Já A Máquina do Tempo encarrega-se da evocação centenária, este ano, naturalmente, focada nesse esplendoroso 1922 que nos trouxe filmes como Nosferatu, de Murnau, que terá uma sessão com orquestra ao vivo na Piazza, também Foolish Wives, o primeiro épico de Erich Von Stroheim, igualmente no mesmo espaço, ou Nanuk, o Esquimó, de Robert J. Flaherty (que já teve sessão na Cinemateca Portuguesa e terá ainda em outros festivais, como por exemplo Pordedone). Ainda um programa dedicado ao mítico cineasta pioneiro Victorin-Hippolyte Jasset, a descobrir. Por fim, na secção A Máquina do Espaço vão apresentar-se mostras do japonês Kenji Misumi (1921-75), autor de filmes de época (jidai-geki), uma retrospectiva das comédias alemãs do início dos anos 30, durante o período cabaret. Na rubrica Cinemalibero propõe-se uma viagem ‘não-linear’ por diversas latitudes: da Finlândia a Kerala, passando pelo Brasil. Por fim, mas seguramente não em último, um programa dedicado ao cinema húngaro dos anos 50.

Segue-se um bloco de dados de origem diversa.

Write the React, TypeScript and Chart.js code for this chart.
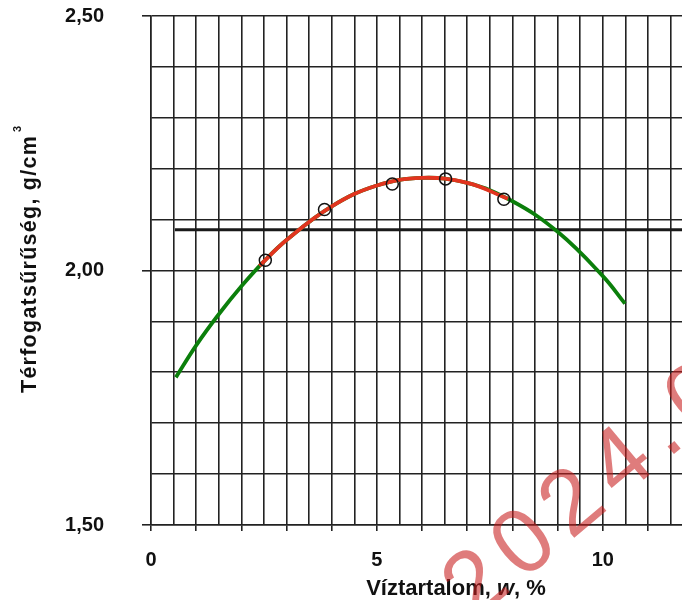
import React, { useEffect, useRef } from 'react';
import { Chart, registerables } from 'chart.js';

Chart.register(...registerables);

// Tick labels shown on the axes
const xTicksLabelled = [0, 5, 10];
const yTicksLabelled = [1.5, 2.0, 2.5];

// Measured points (water content %, bulk density g/cm3)
const measuredW = [2.53, 3.84, 5.34, 6.52, 7.81];
const measuredRho = [2.02, 2.12, 2.17, 2.18, 2.14];

// Fitted curve (green, full length)
const fitW = [0.55, 1, 1.5, 2, 2.5, 3, 4, 5, 6, 7, 8, 9, 10, 10.49];
const fitRho = [1.79, 1.853, 1.914, 1.969, 2.018, 2.06, 2.126, 2.167, 2.182, 2.172, 2.136, 2.076, 1.989, 1.935];

// Fitted curve over the measured range (red)
const fitRedW = [2.4, 3, 4, 5, 6, 7, 7.9];
const fitRedRho = [2.009, 2.06, 2.126, 2.167, 2.182, 2.172, 2.141];

// Horizontal reference line
const refLineW = [0.53, 13.5];
const refLineRho = [2.08, 2.08];

const FONT = "Arial, 'Liberation Sans', Helvetica, sans-serif";

const pt = (xs: number[], ys: number[]) => xs.map((x, i) => ({ x, y: ys[i] }));

const textPlugin = {
  id: 'customTexts',
  afterDraw(chart: any) {
    const ctx = chart.ctx as CanvasRenderingContext2D;
    const area = chart.chartArea;
    // X axis title with italic "w"
    ctx.save();
    ctx.fillStyle = '#111';
    ctx.textBaseline = 'alphabetic';
    ctx.textAlign = 'left';
    const parts: [string, string][] = [
      ['Víztartalom, ', `bold 22px ${FONT}`],
      ['w', `italic bold 22px ${FONT}`],
      [', %', `bold 22px ${FONT}`],
    ];
    let total = 0;
    for (const [t, f] of parts) { ctx.font = f; total += ctx.measureText(t).width; }
    let x = (area.left + area.right) / 2 - total / 2;
    for (const [t, f] of parts) { ctx.font = f; ctx.fillText(t, x, 595); x += ctx.measureText(t).width; }
    ctx.restore();

    // Y axis title
    ctx.save();
    ctx.fillStyle = '#111';
    ctx.translate(36, 393);
    ctx.rotate(-Math.PI / 2);
    ctx.textAlign = 'left';
    ctx.textBaseline = 'alphabetic';
    const main = 'Térfogatsűrűség, g/cm';
    ctx.font = `bold 21.5px ${FONT}`;
    const natural = ctx.measureText(main).width;
    const ls = Math.max(0, (258 - natural) / main.length);
    (ctx as any).letterSpacing = `${ls}px`;
    ctx.fillText(main, 0, 0);
    const w = ctx.measureText(main).width;
    (ctx as any).letterSpacing = '0px';
    ctx.font = `bold 11px ${FONT}`;
    ctx.fillText('3', w + 3, -15);
    ctx.restore();

    // Watermark
    ctx.save();
    ctx.fillStyle = 'rgba(200,30,30,0.58)';
    ctx.font = `normal 92px ${FONT}`;
    (ctx as any).letterSpacing = '12px';
    ctx.translate(474, 622);
    ctx.rotate((-40 * Math.PI) / 180);
    ctx.textBaseline = 'alphabetic';
    ctx.textAlign = 'left';
    ctx.fillText('2024.0', 0, 0);
    ctx.restore();
  },
};

export default function App() {
  const ref = useRef<HTMLCanvasElement>(null);
  useEffect(() => {
    const canvas = ref.current!;
    const gridColor = '#222';
    const near = (v: number, arr: number[]) => arr.some((a) => Math.abs(a - v) < 1e-6);
    const chart = new Chart(canvas, {
      type: 'scatter',
      data: {
        datasets: [
          {
            label: 'Mért pontok',
            data: pt(measuredW, measuredRho),
            showLine: false,
            pointRadius: 6,
            pointHoverRadius: 6,
            pointBorderColor: '#111',
            pointBorderWidth: 1.5,
            pointBackgroundColor: 'rgba(0,0,0,0)',
            order: 0,
          },
          {
            label: 'Illesztés (mért tartomány)',
            data: pt(fitRedW, fitRedRho),
            showLine: true,
            borderColor: '#e2341f',
            borderWidth: 3.8,
            pointRadius: 0,
            tension: 0.4,
            order: 1,
          },
          {
            label: 'Illesztés',
            data: pt(fitW, fitRho),
            showLine: true,
            borderColor: '#0b7f0b',
            borderWidth: 3.8,
            pointRadius: 0,
            tension: 0.4,
            order: 2,
          },
          {
            label: 'Referencia',
            data: pt(refLineW, refLineRho),
            showLine: true,
            borderColor: '#1a1a1a',
            borderWidth: 3,
            pointRadius: 0,
            tension: 0,
            order: 3,
          },
        ],
      },
      options: {
        responsive: false,
        animation: false,
        devicePixelRatio: 1,
        layout: { autoPadding: false, padding: { top: 16, left: 0, right: 0, bottom: 0 } },
        plugins: { legend: { display: false }, tooltip: { enabled: false } },
        scales: {
          x: {
            type: 'linear',
            min: 0,
            max: 13.5,
            afterFit: (s: any) => {
              s.height = 75;
              s.paddingLeft = 0; s.paddingRight = 0; s.paddingTop = 0; s.paddingBottom = 0;
            },
            border: { display: true, color: gridColor, width: 1.5 },
            grid: {
              color: gridColor,
              lineWidth: 1.6,
              tickLength: 6,
              tickWidth: 1.6,
              tickColor: (c: any) => (Math.abs(c.tick.value - Math.round(c.tick.value)) < 1e-6 ? gridColor : 'rgba(0,0,0,0)'),
            },
            ticks: {
              stepSize: 0.5,
              maxTicksLimit: 1000,
              autoSkip: false,
              maxRotation: 0,
              padding: 17,
              color: '#111',
              font: { family: FONT, size: 20, weight: 'bold' },
              callback: (v: any) => (near(Number(v), xTicksLabelled) ? String(Math.round(Number(v))) : ''),
            },
          },
          y: {
            type: 'linear',
            min: 1.5,
            max: 2.5,
            afterFit: (s: any) => {
              s.width = 151;
              s.paddingLeft = 0; s.paddingRight = 0; s.paddingTop = 0; s.paddingBottom = 0;
            },
            border: { display: true, color: gridColor, width: 1.5 },
            grid: {
              color: gridColor,
              lineWidth: 1.6,
              tickLength: 9,
              tickWidth: 1.6,
              tickColor: (c: any) => (near(c.tick.value, yTicksLabelled) ? gridColor : 'rgba(0,0,0,0)'),
            },
            ticks: {
              stepSize: 0.1,
              maxTicksLimit: 1000,
              autoSkip: false,
              padding: 38,
              color: '#111',
              font: { family: FONT, size: 20, weight: 'bold' },
              callback: (v: any) => (near(Number(v), yTicksLabelled) ? Number(v).toFixed(2).replace('.', ',') : ''),
            },
          },
        },
      },
      plugins: [textPlugin],
    } as any);
    return () => chart.destroy();
  }, []);
  return (
    <div style={{ position: 'absolute', left: 0, top: 0, width: 682, height: 600, overflow: 'hidden', background: '#fff' }}>
      <canvas ref={ref} width={761} height={600} style={{ display: 'block', width: 761, height: 600 }} />
    </div>
  );
}
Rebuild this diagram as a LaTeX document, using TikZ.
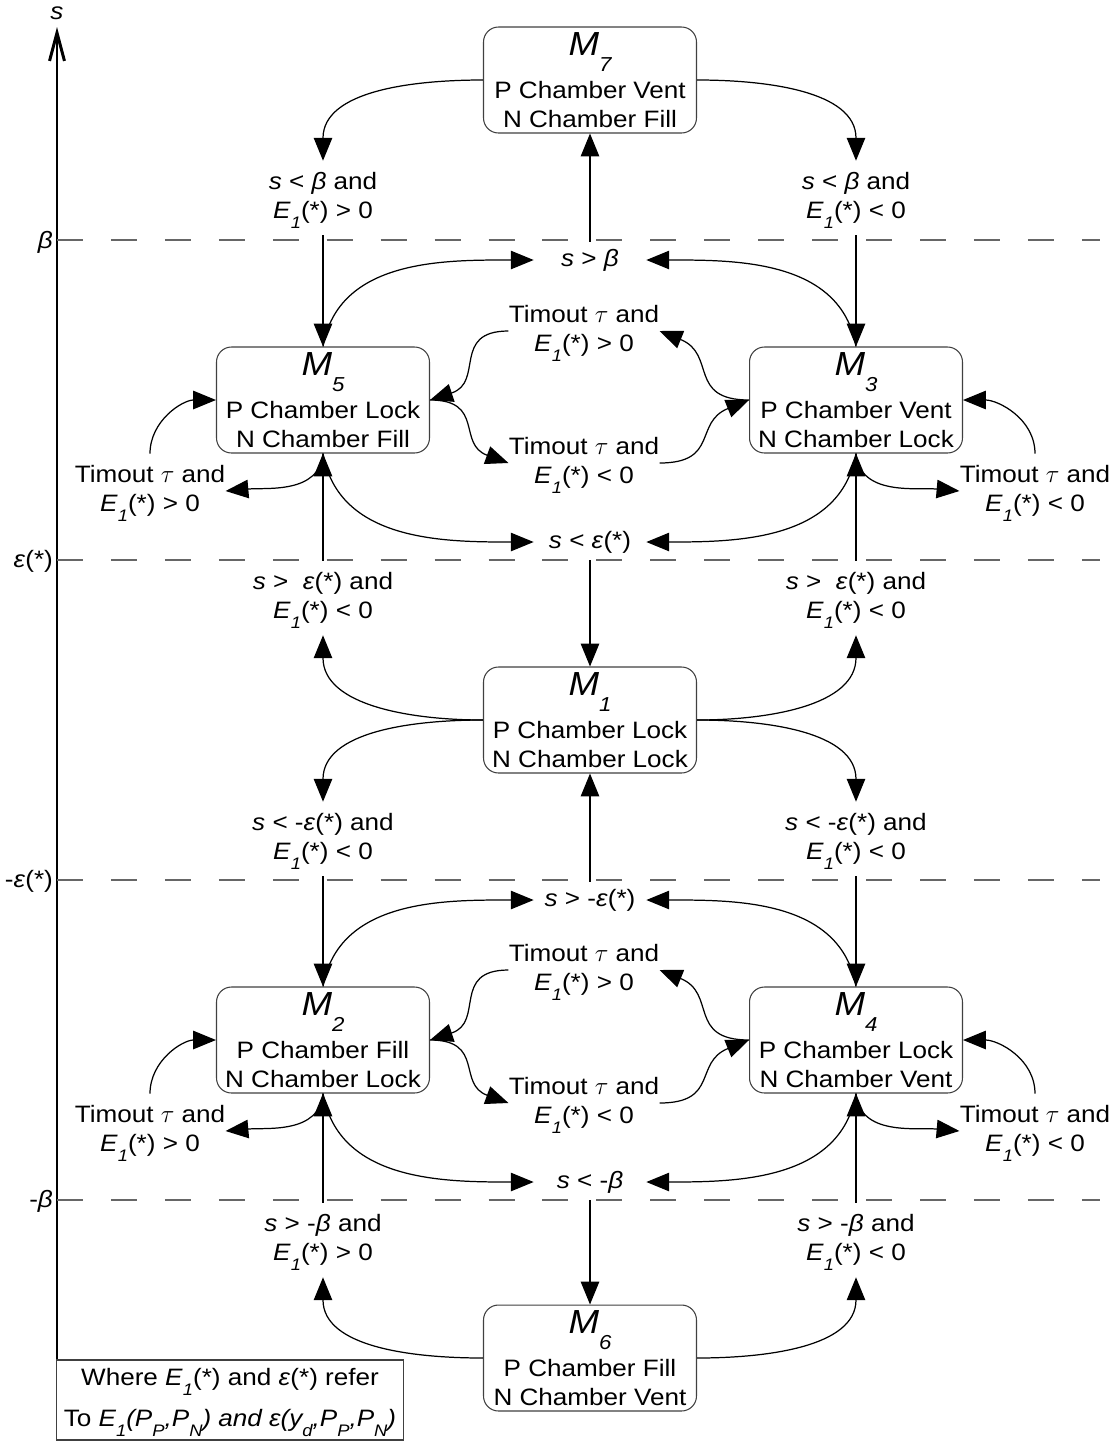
\documentclass[tikz,border=0pt]{standalone}
\usepackage{fontspec}
\setmainfont[FakeStretch=1.1]{Liberation Sans}
\usetikzlibrary{arrows.meta}
\definecolor{dashgray}{gray}{0.4}

\newcommand{\lowsub}[2][5.5pt]{\smash{\raisebox{-#1}{\fontsize{9.5}{9.5}\selectfont\itshape #2}}}
\newcommand{\Eo}{\textit{E}\lowsub{1}}
\newcommand{\mstate}[1]{{\fontsize{19}{19}\selectfont\itshape M}\smash{\raisebox{-9pt}{\fontsize{11.5}{11.5}\selectfont\itshape #1}}}

\tikzset{
  modebox/.style={draw=black!75, line width=0.6pt, rounded corners=8.5pt, fill=white,
    minimum width=4.26cm, minimum height=2.12cm, inner sep=0pt, align=center},
  cond/.style={align=center, inner xsep=0pt, inner ysep=6.5pt},
  guard/.style={cond, inner ysep=4pt, minimum width=2.24cm},
  tmo/.style={cond, minimum width=3cm},
  link/.style={line width=0.7pt, -{Triangle[length=13pt,width=10.5pt]}},
  sline/.style={dashgray, line width=0.6pt, dash pattern=on 14.8pt off 15.9pt},
}

\begin{document}
\begin{tikzpicture}[x=0.02cm, y=-0.02cm, font=\fontsize{13.5}{16.5}\selectfont]
    \useasboundingbox (0,0) rectangle (1118,1441);

    % axis
    \coordinate (axbot) at (57,1441);
    \coordinate (axtop) at (57,27);
    \draw[line width=0.8pt, -{Straight Barb[length=16pt,width=8.5pt,line width=1.7pt]}] (axbot) -- (axtop);
    \node (sax) at (57,13) {\textit{s}};

    % switching levels
    \draw[sline] (57,240) -- (1100,240);
    \draw[sline] (57,560) -- (1100,560);
    \draw[sline] (57,880) -- (1100,880);
    \draw[sline] (57,1200) -- (1100,1200);
    \node[anchor=east, inner sep=1pt] (lvb) at (55,242) {\textit{β}};
    \node[anchor=east, inner sep=1pt] (lve) at (55,561) {\textit{ε}(*)};
    \node[anchor=east, inner sep=1pt] (lvne) at (55,881) {-\textit{ε}(*)};
    \node[anchor=east, inner sep=1pt] (lvnb) at (55,1201) {-\textit{β}};

    % modes
    \node[modebox] (m7) at (590,80) {\mstate{7}\\[8pt]P Chamber Vent\\N Chamber Fill};
    \node[modebox] (m5) at (323,400) {\mstate{5}\\[8pt]P Chamber Lock\\N Chamber Fill};
    \node[modebox] (m3) at (856,400) {\mstate{3}\\[8pt]P Chamber Vent\\N Chamber Lock};
    \node[modebox] (m1) at (590,720) {\mstate{1}\\[8pt]P Chamber Lock\\N Chamber Lock};
    \node[modebox] (m2) at (323,1040) {\mstate{2}\\[8pt]P Chamber Fill\\N Chamber Lock};
    \node[modebox] (m4) at (856,1040) {\mstate{4}\\[8pt]P Chamber Lock\\N Chamber Vent};
    \node[modebox] (m6) at (590,1358) {\mstate{6}\\[8pt]P Chamber Fill\\N Chamber Vent};

    % conditions, upper half
    \node[cond] (c7l) at (323,198) {\textit{s} < \textit{β} and\\\Eo(*) > 0};
    \node[cond] (c7r) at (856,198) {\textit{s} < \textit{β} and\\\Eo(*) < 0};
    \node[guard] (gb) at (590,260) {\textit{s} > \textit{β}};
    \node[tmo] (t53) at (584,331) {Timout $\tau$ and\\\Eo(*) > 0};
    \node[tmo] (t35) at (584,463) {Timout $\tau$ and\\\Eo(*) < 0};
    \node[cond] (t5l) at (150,491) {Timout $\tau$ and\\\Eo(*) > 0};
    \node[cond] (t3r) at (1035,491) {Timout $\tau$ and\\\Eo(*) < 0};
    \node[guard] (ge) at (590,542) {\textit{s} < \textit{ε}(*)};
    \node[cond] (c15) at (323,598) {\textit{s} > \ \textit{ε}(*) and\\\Eo(*) < 0};
    \node[cond] (c13) at (856,598) {\textit{s} > \ \textit{ε}(*) and\\\Eo(*) < 0};

    % conditions, lower half
    \node[cond] (c12) at (323,839) {\textit{s} < -\textit{ε}(*) and\\\Eo(*) < 0};
    \node[cond] (c14) at (856,839) {\textit{s} < -\textit{ε}(*) and\\\Eo(*) < 0};
    \node[guard] (gne) at (590,900) {\textit{s} > -\textit{ε}(*)};
    \node[tmo] (t24) at (584,970) {Timout $\tau$ and\\\Eo(*) > 0};
    \node[tmo] (t42) at (584,1103) {Timout $\tau$ and\\\Eo(*) < 0};
    \node[cond] (t2l) at (150,1131) {Timout $\tau$ and\\\Eo(*) > 0};
    \node[cond] (t4r) at (1035,1131) {Timout $\tau$ and\\\Eo(*) < 0};
    \node[guard] (gnb) at (590,1182) {\textit{s} < -\textit{β}};
    \node[cond] (c62) at (323,1240) {\textit{s} > -\textit{β} and\\\Eo(*) > 0};
    \node[cond] (c64) at (856,1240) {\textit{s} > -\textit{β} and\\\Eo(*) < 0};

    % note
    \node[draw=black!75, line width=0.6pt, fill=white, minimum width=6.94cm, minimum height=1.6cm,
      inner sep=0pt, align=center] (note) at (230,1400)
      {Where \Eo(*) and \textit{ε}(*) refer\\[7pt]To \textit{E\lowsub{1}(P\lowsub{P},P\lowsub{N}) and ε(y\lowsub{d},P\lowsub{P},P\lowsub{N})}};

    % transitions around M7
    \draw[link] (m7.west) to[out=180,in=90] (c7l.north);
    \draw[link] (m7.east) to[out=0,in=90] (c7r.north);
    \draw[link] (c7l.south) -- (m5.north);
    \draw[link] (c7r.south) -- (m3.north);
    \draw[link] (gb.north) -- (m7.south);
    \draw[link] (m5.north) to[out=80,in=180] (gb.west);
    \draw[link] (m3.north) to[out=100,in=0] (gb.east);

    % transitions M5 / M3
    \draw[link] (t53.west) to[out=180,in=18,looseness=1.4] (m5.east);
    \draw[link] (m5.east) to[out=0,in=160,looseness=1.4] (t35.west);
    \draw[link] (m3.west) to[out=180,in=-22,looseness=1.4] (t53.east);
    \draw[link] (t35.east) to[out=0,in=202,looseness=1.4] (m3.west);
    \draw[link] (t5l.north) to[out=90,in=180] (m5.west);
    \draw[link] (m5.south) to[out=-95,in=5] (t5l.east);
    \draw[link] (t3r.north) to[out=90,in=0] (m3.east);
    \draw[link] (m3.south) to[out=-85,in=175] (t3r.west);
    \draw[link] (m5.south) to[out=-80,in=180] (ge.west);
    \draw[link] (m3.south) to[out=-100,in=0] (ge.east);
    \draw[link] (c15.north) -- (m5.south);
    \draw[link] (c13.north) -- (m3.south);
    \draw[link] (ge.south) -- (m1.north);

    % transitions around M1
    \draw[link] (m1.west) to[out=180,in=-90] (c15.south);
    \draw[link] (m1.east) to[out=0,in=-90] (c13.south);
    \draw[link] (m1.west) to[out=180,in=90] (c12.north);
    \draw[link] (m1.east) to[out=0,in=90] (c14.north);
    \draw[link] (gne.north) -- (m1.south);
    \draw[link] (c12.south) -- (m2.north);
    \draw[link] (c14.south) -- (m4.north);
    \draw[link] (m2.north) to[out=80,in=180] (gne.west);
    \draw[link] (m4.north) to[out=100,in=0] (gne.east);

    % transitions M2 / M4
    \draw[link] (t24.west) to[out=180,in=18,looseness=1.4] (m2.east);
    \draw[link] (m2.east) to[out=0,in=160,looseness=1.4] (t42.west);
    \draw[link] (m4.west) to[out=180,in=-22,looseness=1.4] (t24.east);
    \draw[link] (t42.east) to[out=0,in=202,looseness=1.4] (m4.west);
    \draw[link] (t2l.north) to[out=90,in=180] (m2.west);
    \draw[link] (m2.south) to[out=-95,in=5] (t2l.east);
    \draw[link] (t4r.north) to[out=90,in=0] (m4.east);
    \draw[link] (m4.south) to[out=-85,in=175] (t4r.west);
    \draw[link] (m2.south) to[out=-80,in=180] (gnb.west);
    \draw[link] (m4.south) to[out=-100,in=0] (gnb.east);
    \draw[link] (c62.north) -- (m2.south);
    \draw[link] (c64.north) -- (m4.south);
    \draw[link] (gnb.south) -- (m6.north);

    % transitions around M6
    \draw[link] (m6.west) to[out=180,in=-90] (c62.south);
    \draw[link] (m6.east) to[out=0,in=-90] (c64.south);

\end{tikzpicture}
\end{document}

Sim, haverá ainda tempo para rever as duas horas e 40 minutos de A Mãe e a Puta, o clássico de Jean Eustache, de 1973, bem como assistir à conferência sobre o seu restauro, antes da sua exibição, em Lisboa, no Cinema Nimas, já no próximo mês. Portanto, aguarda-nos uma semana de alguma intensidade. Ideal para restaurar o acerto cinéfilo. E que muitos entusiastas poderão celebrar com a cópia em DVD de Maria do Mar, de Leitão de Barros, de 1930, finalista dos prémios de edições digitais do festival. Viva o cinema Ritrovato!